Insurance Commissioners of several large states will convene at a summit to develop a National Catastrophe Insurance Program. The summit is being organized by California Insurance Commissioner John Garamendi, Florida’s Commissioner of the Office of Insurance Regulation Kevin M. McCarty and New York’s Superintendent of Insurance Howard Mills and will be held on Nov. 15 and 16 in San Francisco.

The national program would be designed to more effectively spread insurance risk and help survivors cope with the financial damage caused by natural catastrophes and acts of terrorism, according to Garamendi’s office.

The event, already being planned before Hurricane Katrina struck the Gulf Coast, will focus on devising a “single methodology for risk sharing” in the wake of natural disasters and terrorism. Support is being provided by the Director of the Illinois Division of Insurance, Michael McRaith, and the National Association of Insurance Commissioners’ (NAIC) Catastrophe Working Group. Several state Insurance Commissioners and representatives from the insurance industry, Congress, state legislatures and public policy groups are expected to join the effort.

“The ultimate toll of Hurricane Katrina will be unimaginable in both loss of human life and financial ruin,” Garamendi said. “This tragedy makes our work at the summit even more urgent. As insurers begin to sort through a deluge of claims, and as survivors confront the fact that some losses won’t be covered, it will become painfully clear that a single, national policy is the only answer.”

“Once again mother nature, through Hurricane Katrina, has taught us that catastrophes are not isolated geographic events,” said Florida’s Commissioner McCarty. “Hurricanes, earthquakes, tornadoes, typhoons, floods and wildfires, as well as terrorist events, are national problems that demand a national solution.
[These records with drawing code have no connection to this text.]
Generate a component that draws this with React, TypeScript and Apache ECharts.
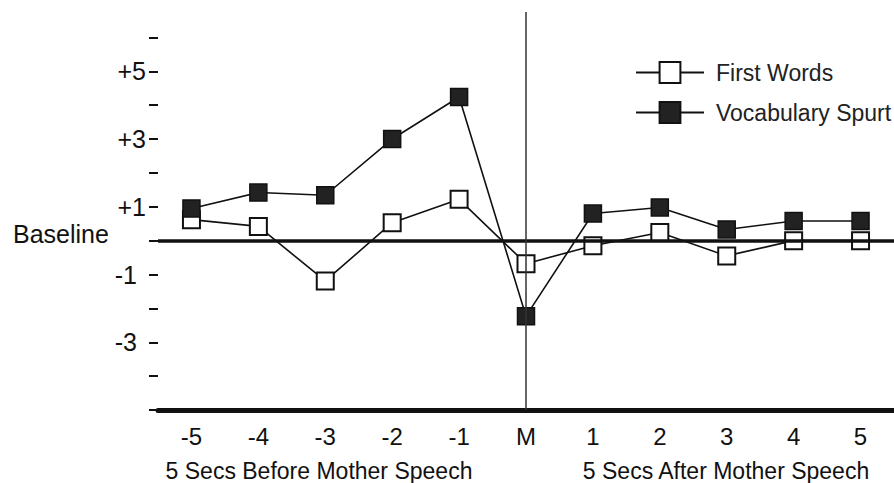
import React, { useEffect, useRef } from "react";
import * as echarts from "echarts";

const categories = ["-5", "-4", "-3", "-2", "-1", "M", "1", "2", "3", "4", "5"];
const firstWords = [0.62, 0.42, -1.19, 0.53, 1.22, -0.68, -0.15, 0.24, -0.45, 0.0, 0.0];
const vocabularySpurt = [0.95, 1.42, 1.34, 3.0, 4.24, -2.23, 0.8, 0.98, 0.33, 0.58, 0.58];
const yTickValues = [-5, -4, -3, -2, -1, 0, 1, 2, 3, 4, 5, 6];
const yLabelValues = [-3, -1, 1, 3, 5];
const yTickLabels: Record<number, string> = { 5: "+5", 3: "+3", 1: "+1", [-1]: "-1", [-3]: "-3" };
const seriesNames = ["First Words", "Vocabulary Spurt"];
const beforeLabel = "5 Secs Before Mother Speech";
const afterLabel = "5 Secs After Mother Speech";
const baselineLabel = "Baseline";

const FONT = '"Liberation Sans", Arial, Helvetica, sans-serif';
const INK = "#111";

export default function App() {
  const ref = useRef<HTMLDivElement>(null);
  useEffect(() => {
    if (!ref.current) return;
    const chart = echarts.init(ref.current, undefined, { renderer: "svg" });
    chart.setOption({
      animation: false,
      backgroundColor: "#fff",
      textStyle: { fontFamily: FONT },
      grid: { left: 158, right: -2, top: 12, bottom: 73, containLabel: false },
      legend: {
        orient: "vertical",
        left: 635,
        top: 61,
        padding: 0,
        itemWidth: 68,
        itemHeight: 26,
        itemGap: 17,
        data: seriesNames,
        textStyle: { fontSize: 23, color: "#222", fontFamily: FONT, padding: [0, 0, 0, 7] },
      },
      xAxis: {
        type: "category",
        data: categories,
        boundaryGap: true,
        axisLine: { show: true, onZero: false, lineStyle: { color: INK, width: 5 } },
        axisTick: { show: false },
        axisLabel: { fontSize: 24, color: INK, margin: 14, fontFamily: FONT },
        splitLine: { show: false },
      },
      yAxis: {
        type: "value",
        min: -5,
        max: 6.75,
        axisLine: { show: false },
        axisTick: {
          show: true,
          length: 9,
          customValues: yTickValues,
          lineStyle: { color: INK, width: 2 },
        },
        splitLine: { show: false },
        axisLabel: {
          margin: 12,
          fontSize: 25,
          color: INK,
          fontFamily: FONT,
          customValues: yLabelValues,
          formatter: (v: number) => {
            const t = yTickLabels[v];
            if (!t) return "";
            return v < 0 ? `{n|${t}}` : `{p|${t}}`;
          },
          rich: {
            n: { fontSize: 25, color: INK, fontFamily: FONT, padding: [0, 9, 0, 0] },
            p: { fontSize: 25, color: INK, fontFamily: FONT },
          },
        },
      },
      graphic: [
        {
          type: "text",
          left: 13,
          top: 221,
          style: { text: baselineLabel, fontSize: 25, fill: INK, fontFamily: FONT },
        },
        {
          type: "text",
          x: 319,
          y: 471,
          style: {
            text: beforeLabel,
            fontSize: 23,
            fill: INK,
            fontFamily: FONT,
            textAlign: "center",
            textVerticalAlign: "middle",
          },
        },
        {
          type: "text",
          x: 726,
          y: 471,
          style: {
            text: afterLabel,
            fontSize: 23,
            fill: INK,
            fontFamily: FONT,
            textAlign: "center",
            textVerticalAlign: "middle",
          },
        },
      ],
      series: [
        {
          name: seriesNames[0],
          type: "line",
          data: firstWords,
          symbol: "rect",
          symbolSize: 17,
          lineStyle: { color: INK, width: 1.6 },
          itemStyle: { color: "#fff", borderColor: INK, borderWidth: 2 },
          z: 3,
          markLine: {
            silent: true,
            symbol: "none",
            label: { show: false },
            animation: false,
            data: [
              { yAxis: 0, lineStyle: { color: INK, width: 3.5, type: "solid" } },
              { xAxis: "M", lineStyle: { color: "#333", width: 1.5, type: "solid" } },
            ],
          },
        },
        {
          name: seriesNames[1],
          type: "line",
          data: vocabularySpurt,
          symbol: "rect",
          symbolSize: 17,
          lineStyle: { color: INK, width: 1.6 },
          itemStyle: { color: "#222", borderColor: INK, borderWidth: 1.5 },
          z: 4,
        },
      ],
    });
    return () => chart.dispose();
  }, []);
  return (
    <div
      ref={ref}
      style={{ position: "fixed", left: 0, top: 0, width: 894, height: 483 }}
    />
  );
}
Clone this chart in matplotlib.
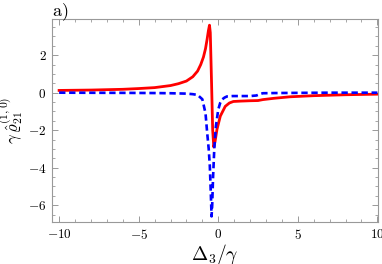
import matplotlib.pyplot as plt
from matplotlib.ticker import MultipleLocator

plt.rcParams['mathtext.fontset'] = 'cm'
plt.rcParams['font.family'] = 'serif'
plt.rcParams['font.serif'] = ['DejaVu Serif']

# values
red_x = [-10, -8, -6, -5, -4, -3, -2.5, -2, -1.6, -1.3, -1.1, -0.93, -0.8, -0.7, -0.62,
         -0.55, -0.5, -0.42, -0.35, -0.28, -0.2, -0.08, 0.13, 0.44, 0.7, 0.95, 1.4, 2.0,
         2.5, 2.8, 3.5, 4.5, 6.0, 8.0, 10]
red_y = [0.12, 0.14, 0.18, 0.22, 0.27, 0.38, 0.48, 0.62, 0.85, 1.15, 1.5, 1.9, 2.35, 2.85, 3.3,
         3.6, 3.2, 0.5, -2.0, -2.9, -2.6, -1.96, -1.25, -0.73, -0.55, -0.47, -0.45, -0.43,
         -0.42, -0.37, -0.3, -0.22, -0.16, -0.11, -0.08]

blue_x = [-10, -6, -4, -3, -2, -1.6, -1.3, -1.0, -0.8, -0.7, -0.6, -0.53, -0.47, -0.42,
          -0.38, -0.33, -0.25, -0.15, 0.0, 0.12, 0.23, 0.4, 0.55, 0.9, 1.4, 2.0, 2.4, 2.6,
          2.8, 3.5, 5, 7, 10]
blue_y = [0.0, -0.01, -0.02, -0.03, -0.05, -0.08, -0.12, -0.35, -1.1, -2.1, -3.0, -3.9, -5.3, -6.6,
          -6.0, -4.6, -3.0, -1.8, -0.9, -0.55, -0.37, -0.26, -0.2, -0.18, -0.18, -0.18, -0.15,
          -0.08, -0.03, -0.02, -0.01, 0.0, 0.0]

xticks = [-10, -5, 0, 5, 10]
yticks = [-6, -4, -2, 0, 2]

fig = plt.figure(figsize=(3.82, 2.64), dpi=100)
ax = fig.add_axes([0.136, 0.159, 0.854, 0.769])

ax.plot(red_x, red_y, color='#ff0000', lw=2.0, solid_joinstyle='round')
ax.plot(blue_x, blue_y, color='#0000ff', lw=1.9, ls=(0, (2.4, 1.4)))

ax.set_xlim(-10.45, 10.05)
ax.set_ylim(-6.9, 3.93)

ax.set_xticks(xticks)
ax.set_xticklabels(['$%d$' % t if t >= 0 else '$-%d$' % -t for t in xticks])
ax.set_yticks(yticks)
ax.set_yticklabels(['$%d$' % t if t >= 0 else '$-%d$' % -t for t in yticks])
ax.xaxis.set_minor_locator(MultipleLocator(1))
ax.yaxis.set_minor_locator(MultipleLocator(0.5))
ax.tick_params(which='both', direction='in', top=True, right=True,
               labeltop=False, labelright=False, color='#999999', labelsize=9.5, pad=4)
ax.tick_params(which='major', length=4, width=0.7)
ax.tick_params(which='minor', length=2.2, width=0.6)
for s in ax.spines.values():
    s.set_color('#999999')
    s.set_linewidth(0.8)

ax.set_xlabel(r'$\Delta_3/\gamma$', fontsize=14, labelpad=0)
ax.set_ylabel(r'$\gamma\,\hat{\varrho}_{21}^{(1,0)}$', fontsize=12, labelpad=2)
fig.text(0.136, 0.94, r'$\mathrm{a)}$', fontsize=13)

fig.savefig('out.png', dpi=100)
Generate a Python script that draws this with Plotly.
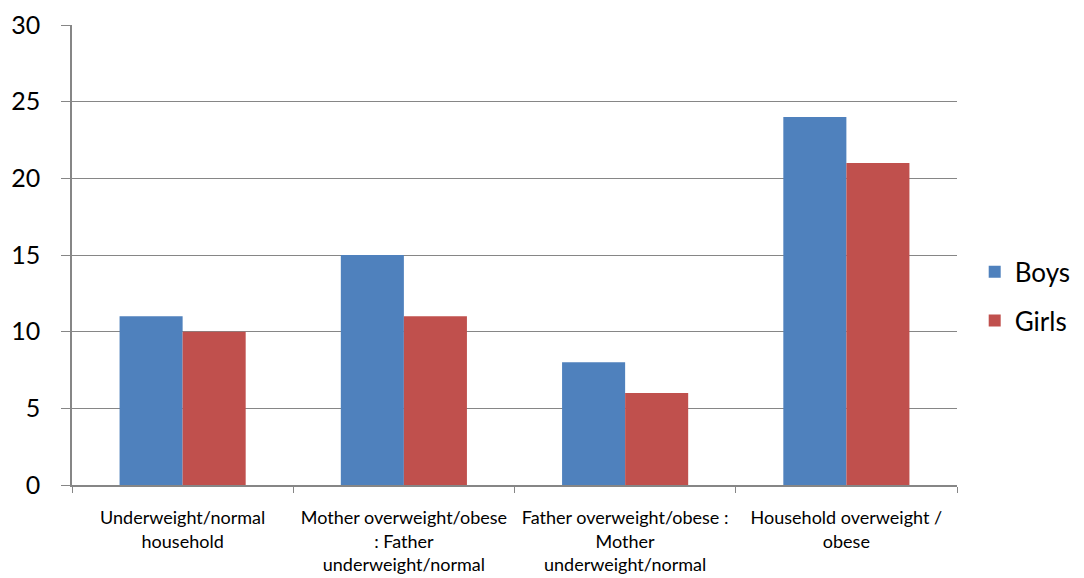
import plotly.graph_objects as go

categories = [
    "Underweight/normal<br>household",
    "Mother overweight/obese<br>: Father<br>underweight/normal",
    "Father overweight/obese :<br>Mother<br>underweight/normal",
    "Household overweight /<br>obese",
]
boys = [11, 15, 8, 24]
girls = [10, 11, 6, 21]

font_family = "Lato, 'Open Sans', sans-serif"
axis_gray = "#868686"

fig = go.Figure()
fig.add_trace(go.Bar(name="Boys", x=categories, y=boys, legendgroup="boys",
                     marker=dict(color="#4F81BD", line=dict(width=0))))
fig.add_trace(go.Bar(name="Girls", x=categories, y=girls, legendgroup="girls",
                     marker=dict(color="#C0504D", line=dict(width=0))))

fig.update_layout(
    width=1084,
    height=578,
    margin=dict(l=72, r=127, t=25, b=93, autoexpand=False),
    paper_bgcolor="white",
    plot_bgcolor="white",
    barmode="group",
    bargap=0.43,
    bargroupgap=0,
    font=dict(family=font_family, color="black"),
    legend=dict(
        x=1.02, y=0.41, xanchor="left", yanchor="middle",
        font=dict(size=26, family=font_family),
        itemwidth=30,
        traceorder="grouped",
        tracegroupgap=12,
    ),
)

fig.update_xaxes(
    automargin=False,
    showline=True, linecolor=axis_gray, linewidth=1.5,
    ticks="outside", tickson="boundaries", ticklen=6, tickcolor=axis_gray,
    tickfont=dict(size=18, family=font_family),
    ticklabelstandoff=16,
    showgrid=False,
)
fig.update_yaxes(
    automargin=False,
    range=[0, 30], dtick=5,
    showline=True, linecolor=axis_gray, linewidth=1.5,
    ticks="outside", ticklen=9, tickcolor=axis_gray,
    showgrid=True, gridcolor=axis_gray, gridwidth=1,
    tickfont=dict(size=25, family=font_family),
    ticklabelstandoff=16,
    zeroline=False,
)

fig.write_html("out.html")
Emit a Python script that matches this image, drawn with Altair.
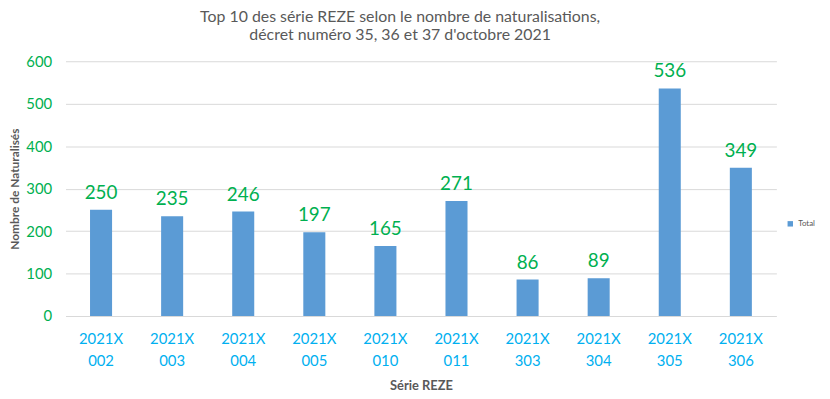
import altair as alt
import pandas as pd

categories = ["2021X 002", "2021X 003", "2021X 004", "2021X 005", "2021X 010",
              "2021X 011", "2021X 303", "2021X 304", "2021X 305", "2021X 306"]
values = [250, 235, 246, 197, 165, 271, 86, 89, 536, 349]
series = ["Total"] * len(categories)
y_ticks = [0, 100, 200, 300, 400, 500, 600]

df = pd.DataFrame({"serie": categories, "nombre": values, "series": series})

FONT = "Lato"
GREEN = "#00B050"
CYAN = "#00B0F0"
GREY = "#595959"

base = alt.Chart(df)

bars = base.mark_bar(color="#5B9BD5").encode(
    x=alt.X("serie:N", sort=categories,
            scale=alt.Scale(paddingInner=0.69, paddingOuter=0.345),
            axis=alt.Axis(title="Série REZE", labelAngle=0,
                          labelExpr="split(datum.label, ' ')",
                          labelColor=CYAN, labelFontSize=15, labelFont=FONT,
                          labelLineHeight=22, labelPadding=16,
                          ticks=False, domain=False,
                          titleFont=FONT, titleFontSize=13, titleFontWeight="bold",
                          titleColor=GREY, titleY=70, titleBaseline="middle")),
    y=alt.Y("nombre:Q", scale=alt.Scale(domain=[0, 600], nice=False),
            axis=alt.Axis(title="Nombre de Naturalisés", values=y_ticks,
                          labelColor=GREEN, labelFontSize=15, labelFont=FONT,
                          labelPadding=14, ticks=False, domain=False,
                          gridColor="#D9D9D9", gridWidth=1,
                          titleFont=FONT, titleFontSize=12, titleFontWeight="bold",
                          titleColor=GREY, titleX=-44, titleY=128.5)),
    color=alt.Color("series:N", scale=alt.Scale(range=["#5B9BD5"]),
                    legend=alt.Legend(title=None, orient="none", legendX=727, legendY=160,
                                      symbolType="square", symbolSize=30,
                                      labelFontSize=8, labelColor=GREY, labelFont=FONT)),
)

labels = base.mark_text(baseline="bottom", dy=-7, fontSize=19, color=GREEN, font=FONT).encode(
    x=alt.X("serie:N", sort=categories),
    y="nombre:Q",
    text="nombre:Q",
)

chart = (bars + labels).properties(
    width=717,
    height=257,
    title=alt.TitleParams(
        ["Top 10 des série REZE selon le nombre de naturalisations,",
         "décret numéro 35, 36 et 37 d'octobre 2021"],
        font=FONT, fontSize=16, fontWeight="normal", color=GREY,
        anchor="middle", dx=-21, lineHeight=19, offset=11),
    autosize=alt.AutoSizeParams(type="none"),
    padding={"left": 58, "top": 52, "right": 46, "bottom": 82},
).configure_view(stroke=None)

chart.save("out.html", embed_options={"renderer": "svg", "actions": False})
The current insurance structure is a failed model. Citizens deserve a comprehensive insurance policy that covers all perils and a rational comprehensive national catastrophe plan that protects our citizens from economic ruin.”

New York State’s Superintendent of Insurance Mills agreed. “Hurricane Katrina vividly demonstrated that the time has come for the creation of a sound financial mechanism to respond to the monetary consequences of major catastrophes, with the ultimate goal being the protection of policyholders and taxpayers,” Superintendent Mills said.

The goal of the summit is to amass a critical core of support for a single methodology to govern risk-sharing for major catastrophes, including acts of terrorism. Currently, some states, such as California and Florida, have insurance pools to deal with catastrophes particular to their region – earthquakes and hurricanes. Those programs help make insurance for such events affordable for residents.

However, few states have such insurance programs, and as a result most Americans have no affordable way to protect themselves financially if catastrophe strikes. A national policy would help insure more people by lowering costs through greater risk sharing, Garamendi believes.

The tentative agenda for the discussion includes:

* Panel on catastrophe scenarios with responses by economists on their economic impacts
* Insurance industry CEO Panel on insurance industry challenges with questioning by insurance regulators
* State Catastrophe Fund Panel with questioning by consumer representatives and state legislators
* Panel of Congress members on federal legislation and strategy
* Break-out sessions on critical elements of a National Catastrophe Insurance Program
* Keynote on Climate Change and Mitigation.